E em relação ao esquema tático: qual o preferido? Três-cinco-dois, quatro-quatro-dois, quatro-três-três ou quatro-cinco-um? Esqueça uma opção fixa e comece a valorizar mais os coringas do seu time, aqueles que se prestam a múltiplas tarefas em campo.
Utilizando-se dos dados de Argentina, França e Marrocos (campeã, vice e quarta colocada), Ronaldo sustenta que não basta um sistema único durante a partida, mas a alternância deles ao longo dos 90 minutos:
“Essas três seleções faziam tudo: em momentos do jogo, se movimentavam muito sem a bola; em outros, ficavam reativas; e ainda houve momentos em que tinham a bola e faziam incursões na defesa adversária através de passes em profundidade.
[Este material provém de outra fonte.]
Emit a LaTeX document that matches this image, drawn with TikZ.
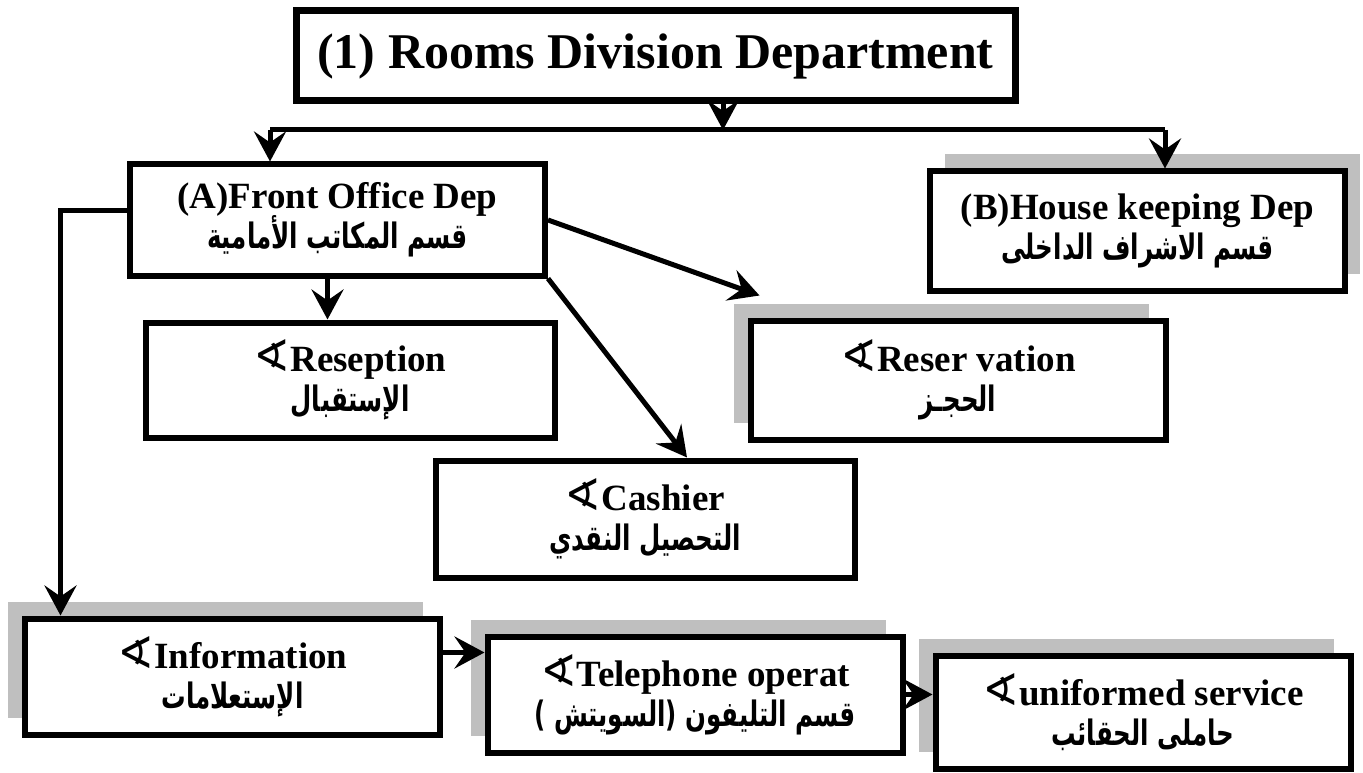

No caso da Copa do Mundo, o sucesso foi caracterizado pela capacidade de exercer diferentes modelos dentro do mesmo jogo. É uma capacidade de se adaptar em relação ao adversário e às condições físicas dos jogadores.”
Entre as três seleções citadas, temos três continentes diferentes. Ronaldo avalia que europeus e sul-americanos estão mais próximos em diversos dados estatísticos. Marrocos foi a exceção – como já foi a Coreia do Sul em 2002 –, mas as demais confederações continuam atrás.
“A diferença está ficando menor com o passar dos anos, mas os africanos ainda não têm um número de jogadores suficiente para fazer frente a Europa e América do Sul”, diz.
E por falar no embate entre continentes: no aspecto físico, Ronaldo traz boas notícias para os times brasileiros que disputarão o Mundial de Clubes da Fifa em junho e julho. Botafogo, Flamengo, Fluminense e Palmeiras chegarão em melhores condições que seus rivais europeus, que estarão no fim de temporadas desgastantes.
“Teoricamente, é uma vantagem. Mas quanto melhor tiver sido a pré-temporada e o gerenciamento do primeiro semestre, mais os times brasileiros podem se beneficiar. Se até lá errarem no controle da carga e no rodízio dos jogadores, vão minimizar essa vantagem”, explica.